Of course, we are all to blame for tolerating contemporary year-round corn with the taste and consistency of those packing chips in shipping boxes.
I am talking about real corn, recently picked, grown for taste. We were in upstate New York recently, and my wife bought a dozen ears from a farm stand (12 for $3, leave the money in the plastic box) and the next day it still tasted fresh.
The terrible drought in the Midwest has not affected the corn upstate; the only good news from Hurricane Isaac is that there may be some relief for the back end of the Midwest corn crop.
I can get downright Proustian (in emotion, if not writing style) about the memories of fresh corn -- Á la Recherche du Mais Perdu, as Proust might have titled it, boiled corn, doused in butter and salt, the way my mother served it.
We did not have much money – sometimes did not have a car – and my father worked weekends and holidays. So my mom would make a picnic for five kids and we would walk up the glacial hill to Cunningham Park and she would start a fire and prepare a dozen ears of corn, maybe two dozen. I think my kid brother has the dented pot we used.

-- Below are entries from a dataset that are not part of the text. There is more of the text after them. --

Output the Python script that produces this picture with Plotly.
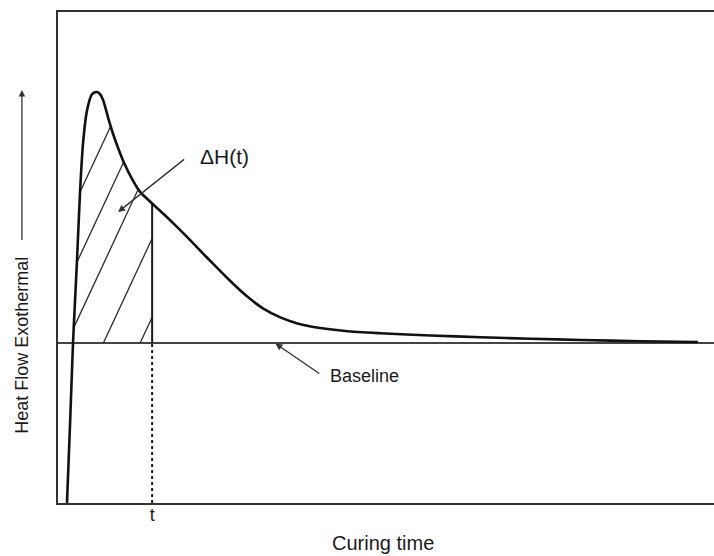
import numpy as np
import plotly.graph_objects as go

# ---- data (arbitrary units) ----
time = [1.37, 1.83, 2.29, 2.60, 2.90, 3.36, 3.82, 4.43, 5.19, 5.95, 6.41, 6.87, 7.33,
        7.79, 8.40, 9.16, 10.08, 11.30, 12.52, 14.35, 16.34, 18.17, 20.15, 21.68, 23.66,
        26.26, 28.85, 31.30, 33.89, 36.49, 38.93, 43.82, 49.16, 56.79, 64.43, 72.06,
        79.69, 88.85, 97.56]
heat_flow = [-0.637, -0.327, 0.0, 0.171, 0.331, 0.602, 0.797, 0.928, 0.992, 1.0, 0.992,
             0.968, 0.928, 0.884, 0.833, 0.777, 0.717, 0.653, 0.602, 0.556, 0.508, 0.462,
             0.410, 0.368, 0.315, 0.247, 0.185, 0.137, 0.102, 0.078, 0.064, 0.048, 0.039,
             0.030, 0.023, 0.017, 0.012, 0.007, 0.004]
t_mark = 14.35
tick_labels = ["t"]
hatch_intercepts = [-7.36, -2.85, 1.31, 6.92, 12.52]
HATCH_SLOPE = 0.0561

X_RANGE = [0, 100]
Y_RANGE = [-0.6375, 1.319]

INK = "#1a1a1a"
FONT = "Liberation Sans, Arial, sans-serif"

fig = go.Figure()

# hatch segments inside the area under the curve, left of t
cx = np.array(time)
cy = np.array(heat_flow)
hx, hy = [], []
for x0 in hatch_intercepts:
    xs = np.linspace(x0, t_mark, 4000)
    ys = HATCH_SLOPE * (xs - x0)
    ok = (ys >= 0) & (ys <= np.interp(xs, cx, cy)) & (xs >= cx[0])
    if ok.any():
        idx = np.where(ok)[0]
        hx += [xs[idx[0]], xs[idx[-1]], None]
        hy += [ys[idx[0]], ys[idx[-1]], None]
fig.add_trace(go.Scatter(x=hx, y=hy, mode="lines",
                         line=dict(color="#2a2a2a", width=1.3), hoverinfo="skip"))

# vertical solid line at t (baseline to curve)
fig.add_trace(go.Scatter(x=[t_mark, t_mark], y=[0, float(np.interp(t_mark, cx, cy))],
                         mode="lines", line=dict(color=INK, width=2), hoverinfo="skip"))
# dotted line at t (bottom to baseline)
fig.add_trace(go.Scatter(x=[t_mark, t_mark], y=[Y_RANGE[0], 0],
                         mode="lines", line=dict(color=INK, width=2, dash="dot"),
                         hoverinfo="skip"))

# main curve
fig.add_trace(go.Scatter(x=time, y=heat_flow, mode="lines",
                         line=dict(color="#111111", width=2.6, shape="spline", smoothing=0.8),
                         hoverinfo="skip"))

annotations = [
    # ΔH(t) label and arrow
    dict(x=21.37, y=0.745, xref="x", yref="y", text="ΔH(t)", showarrow=False,
         xanchor="left", yanchor="middle", font=dict(size=21, color=INK, family=FONT)),
    dict(x=9.16, y=0.522, xref="x", yref="y", text=" ", showarrow=True,
         ax=69, ay=-55, arrowhead=2, arrowsize=1, arrowwidth=1.4, arrowcolor="#333"),
    # Baseline label and arrow
    dict(x=41.2, y=-0.131, xref="x", yref="y", text="Baseline", showarrow=False,
         xanchor="left", yanchor="middle", font=dict(size=18, color=INK, family=FONT)),
    dict(x=33.13, y=-0.002, xref="x", yref="y", text=" ", showarrow=True,
         ax=47, ay=32, arrowhead=2, arrowsize=1, arrowwidth=1.4, arrowcolor="#333"),
    # y title and arrow
    dict(x=-0.055, y=0.322, xref="paper", yref="paper", text="Heat Flow Exothermal",
         textangle=-90, showarrow=False, xanchor="center", yanchor="middle",
         font=dict(size=18, color=INK, family=FONT)),
    dict(x=-0.055, y=0.841, xref="paper", yref="paper", text=" ", showarrow=True,
         ax=0, ay=160, arrowhead=2, arrowsize=1, arrowwidth=1.3, arrowcolor="#333"),
    # x title
    dict(x=0.4947, y=-0.0815, xref="paper", yref="paper", text="Curing time",
         showarrow=False, xanchor="center", yanchor="middle",
         font=dict(size=20, color=INK, family=FONT)),
]

fig.update_layout(
    width=714, height=556,
    margin=dict(l=58, r=0, t=12, b=53),
    paper_bgcolor="white", plot_bgcolor="white",
    showlegend=False,
    annotations=annotations,
    xaxis=dict(range=X_RANGE, showgrid=False, zeroline=False,
               showline=True, mirror=True, linecolor="#333", linewidth=2,
               tickvals=[t_mark], ticktext=tick_labels, ticks="",
               ticklabelstandoff=-6,
               tickfont=dict(size=18, color=INK, family=FONT)),
    yaxis=dict(range=Y_RANGE, showgrid=False, zeroline=True, zerolinecolor="#444",
               zerolinewidth=1.6, showline=True, mirror=False, linecolor="#333",
               linewidth=2, showticklabels=False, ticks=""),
)

fig.write_html("out.html")
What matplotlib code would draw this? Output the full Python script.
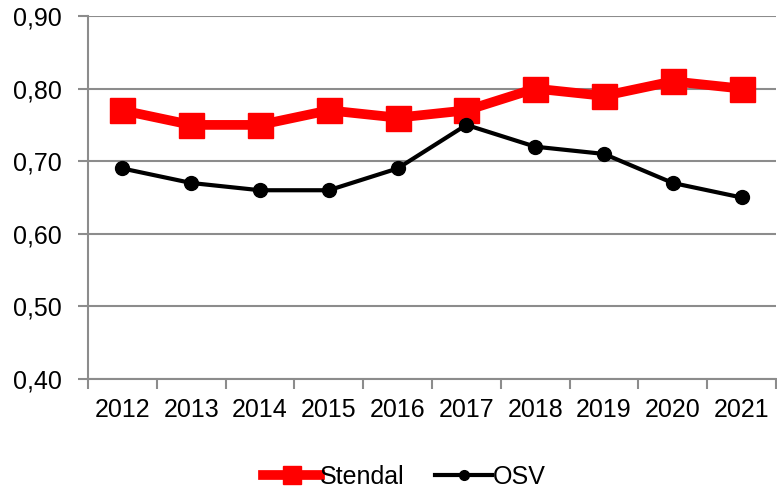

My wife, after her 13 or 14 trips to India, turns the corn over a flame, daubs it with one spice or another, in homage to picnics with friends in the hills of Pune.
Either way, I get downright sentimental.
In its Labor Day editorial, the Times mentions sweet corn as a rite of the end of summer, like taking kids to college or watching the Open tennis.
The writer must be of a certain age (by definition, editorial writers would tend to be.) Somebody younger might rave about holiday treats somewhat more chi-chi. Corn still makes me happy.